[Some records]
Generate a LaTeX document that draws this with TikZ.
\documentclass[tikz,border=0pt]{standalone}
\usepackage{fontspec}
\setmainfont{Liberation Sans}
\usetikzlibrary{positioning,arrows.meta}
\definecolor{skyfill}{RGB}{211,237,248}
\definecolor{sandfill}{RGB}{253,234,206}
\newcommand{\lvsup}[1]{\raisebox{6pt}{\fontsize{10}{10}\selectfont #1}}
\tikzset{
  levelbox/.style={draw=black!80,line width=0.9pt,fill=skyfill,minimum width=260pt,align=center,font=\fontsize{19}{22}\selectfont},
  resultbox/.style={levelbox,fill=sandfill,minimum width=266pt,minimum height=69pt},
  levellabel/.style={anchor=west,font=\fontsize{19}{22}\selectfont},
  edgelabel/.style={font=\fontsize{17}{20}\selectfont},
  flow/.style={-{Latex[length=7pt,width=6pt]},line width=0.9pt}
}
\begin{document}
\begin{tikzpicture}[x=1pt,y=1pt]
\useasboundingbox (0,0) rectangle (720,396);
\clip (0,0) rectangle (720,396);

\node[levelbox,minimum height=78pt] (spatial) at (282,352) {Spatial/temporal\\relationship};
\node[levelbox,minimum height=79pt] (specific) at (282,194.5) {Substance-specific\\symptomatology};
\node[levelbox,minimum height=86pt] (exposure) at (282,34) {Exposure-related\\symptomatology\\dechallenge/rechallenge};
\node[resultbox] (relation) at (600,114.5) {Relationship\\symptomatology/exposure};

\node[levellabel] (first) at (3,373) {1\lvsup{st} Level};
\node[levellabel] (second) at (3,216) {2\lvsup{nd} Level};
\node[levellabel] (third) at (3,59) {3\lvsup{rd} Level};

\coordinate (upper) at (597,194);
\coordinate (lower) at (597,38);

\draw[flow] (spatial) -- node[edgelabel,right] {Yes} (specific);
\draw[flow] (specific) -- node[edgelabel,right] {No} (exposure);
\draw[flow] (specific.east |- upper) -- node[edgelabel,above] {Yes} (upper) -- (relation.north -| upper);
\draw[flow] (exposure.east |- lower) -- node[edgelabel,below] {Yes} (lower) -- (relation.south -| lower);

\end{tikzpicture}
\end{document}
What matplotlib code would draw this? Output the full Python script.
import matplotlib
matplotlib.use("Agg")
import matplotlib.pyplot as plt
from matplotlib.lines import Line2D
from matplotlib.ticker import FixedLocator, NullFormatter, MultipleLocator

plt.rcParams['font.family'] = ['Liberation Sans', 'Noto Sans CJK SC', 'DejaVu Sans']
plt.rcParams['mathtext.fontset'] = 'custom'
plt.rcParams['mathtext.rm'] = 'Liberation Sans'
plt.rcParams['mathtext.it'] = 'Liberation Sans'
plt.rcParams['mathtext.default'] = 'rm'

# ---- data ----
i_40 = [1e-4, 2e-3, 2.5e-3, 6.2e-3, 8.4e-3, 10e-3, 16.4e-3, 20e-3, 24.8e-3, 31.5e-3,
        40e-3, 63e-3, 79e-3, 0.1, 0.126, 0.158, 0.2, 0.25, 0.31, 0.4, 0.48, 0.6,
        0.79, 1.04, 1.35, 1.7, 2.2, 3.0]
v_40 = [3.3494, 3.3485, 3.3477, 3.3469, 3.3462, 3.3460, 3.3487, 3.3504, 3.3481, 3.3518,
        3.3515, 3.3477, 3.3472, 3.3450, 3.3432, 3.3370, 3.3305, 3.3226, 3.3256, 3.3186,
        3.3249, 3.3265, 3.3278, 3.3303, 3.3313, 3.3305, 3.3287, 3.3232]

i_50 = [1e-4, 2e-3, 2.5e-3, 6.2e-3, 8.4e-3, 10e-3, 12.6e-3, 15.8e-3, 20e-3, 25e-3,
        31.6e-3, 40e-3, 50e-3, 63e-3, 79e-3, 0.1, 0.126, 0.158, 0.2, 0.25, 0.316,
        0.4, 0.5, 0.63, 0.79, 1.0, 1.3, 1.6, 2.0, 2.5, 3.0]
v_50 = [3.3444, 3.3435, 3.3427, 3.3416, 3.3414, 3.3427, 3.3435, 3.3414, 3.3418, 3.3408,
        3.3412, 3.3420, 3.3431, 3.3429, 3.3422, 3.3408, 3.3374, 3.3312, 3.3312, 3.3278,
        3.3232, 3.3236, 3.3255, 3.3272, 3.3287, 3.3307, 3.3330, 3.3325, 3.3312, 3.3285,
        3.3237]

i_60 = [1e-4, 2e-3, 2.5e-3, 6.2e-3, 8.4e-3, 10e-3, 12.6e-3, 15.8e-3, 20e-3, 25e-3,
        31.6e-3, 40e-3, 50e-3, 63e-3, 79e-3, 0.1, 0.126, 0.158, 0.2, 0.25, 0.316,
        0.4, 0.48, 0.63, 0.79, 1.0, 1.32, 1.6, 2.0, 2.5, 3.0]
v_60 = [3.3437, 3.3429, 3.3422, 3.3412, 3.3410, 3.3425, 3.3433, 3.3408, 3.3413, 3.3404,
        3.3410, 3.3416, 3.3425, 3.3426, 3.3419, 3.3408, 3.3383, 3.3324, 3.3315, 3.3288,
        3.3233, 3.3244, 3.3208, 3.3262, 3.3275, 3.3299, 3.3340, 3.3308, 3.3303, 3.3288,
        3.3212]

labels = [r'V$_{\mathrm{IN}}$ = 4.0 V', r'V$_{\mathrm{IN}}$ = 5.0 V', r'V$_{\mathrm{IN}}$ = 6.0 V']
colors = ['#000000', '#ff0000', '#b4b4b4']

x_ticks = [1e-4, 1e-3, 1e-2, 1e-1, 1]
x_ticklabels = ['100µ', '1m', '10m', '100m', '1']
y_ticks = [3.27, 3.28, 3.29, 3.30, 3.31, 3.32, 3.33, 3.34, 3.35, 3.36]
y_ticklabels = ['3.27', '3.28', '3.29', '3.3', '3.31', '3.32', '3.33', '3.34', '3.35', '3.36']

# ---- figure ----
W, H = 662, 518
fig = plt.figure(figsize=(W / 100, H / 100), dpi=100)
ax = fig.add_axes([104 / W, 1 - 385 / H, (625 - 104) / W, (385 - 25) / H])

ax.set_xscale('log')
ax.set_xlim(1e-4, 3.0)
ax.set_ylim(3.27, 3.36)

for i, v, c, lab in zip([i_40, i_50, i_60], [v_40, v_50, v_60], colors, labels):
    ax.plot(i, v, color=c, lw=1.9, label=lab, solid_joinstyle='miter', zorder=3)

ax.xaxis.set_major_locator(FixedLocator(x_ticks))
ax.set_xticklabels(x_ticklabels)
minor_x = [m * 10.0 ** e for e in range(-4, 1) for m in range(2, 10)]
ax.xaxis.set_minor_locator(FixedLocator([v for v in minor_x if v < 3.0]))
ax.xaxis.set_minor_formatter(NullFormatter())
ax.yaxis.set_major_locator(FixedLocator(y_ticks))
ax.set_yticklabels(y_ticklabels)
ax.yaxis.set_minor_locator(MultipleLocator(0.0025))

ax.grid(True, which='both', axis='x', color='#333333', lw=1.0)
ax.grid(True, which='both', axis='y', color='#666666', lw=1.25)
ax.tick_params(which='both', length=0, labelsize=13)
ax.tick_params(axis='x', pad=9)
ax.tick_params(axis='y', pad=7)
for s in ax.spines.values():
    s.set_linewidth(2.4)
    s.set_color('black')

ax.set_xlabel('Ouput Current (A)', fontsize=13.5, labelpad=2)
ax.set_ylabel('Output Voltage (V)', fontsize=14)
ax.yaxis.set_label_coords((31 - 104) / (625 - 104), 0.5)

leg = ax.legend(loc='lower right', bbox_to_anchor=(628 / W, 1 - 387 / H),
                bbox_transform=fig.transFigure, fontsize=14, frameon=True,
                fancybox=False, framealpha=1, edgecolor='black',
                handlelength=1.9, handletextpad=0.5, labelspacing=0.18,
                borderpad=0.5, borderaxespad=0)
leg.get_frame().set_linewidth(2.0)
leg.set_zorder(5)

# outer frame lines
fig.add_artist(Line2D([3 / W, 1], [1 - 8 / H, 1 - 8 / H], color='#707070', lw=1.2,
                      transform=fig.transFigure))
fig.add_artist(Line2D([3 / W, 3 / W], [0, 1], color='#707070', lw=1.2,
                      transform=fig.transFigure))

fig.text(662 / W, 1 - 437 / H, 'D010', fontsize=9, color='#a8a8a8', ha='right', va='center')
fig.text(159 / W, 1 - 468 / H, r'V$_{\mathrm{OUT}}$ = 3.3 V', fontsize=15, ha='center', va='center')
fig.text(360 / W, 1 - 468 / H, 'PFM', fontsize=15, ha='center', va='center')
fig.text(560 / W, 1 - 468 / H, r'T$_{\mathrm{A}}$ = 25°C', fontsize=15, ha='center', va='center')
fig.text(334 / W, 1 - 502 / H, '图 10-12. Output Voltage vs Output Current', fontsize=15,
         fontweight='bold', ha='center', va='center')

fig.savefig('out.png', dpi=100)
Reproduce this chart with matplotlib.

▸ **SET EXERCISE**
Nothing but the lines from the one with "What matplotlib code" to the one with "from matplotlib.ticker import" should be echoed, both of them included, exactly as written.

▸ **TASK RESPONSE**
What matplotlib code would draw this? Output the full Python script.
import matplotlib
matplotlib.use("Agg")
import matplotlib.pyplot as plt
from matplotlib.lines import Line2D
from matplotlib.ticker import FixedLocator, NullFormatter, MultipleLocator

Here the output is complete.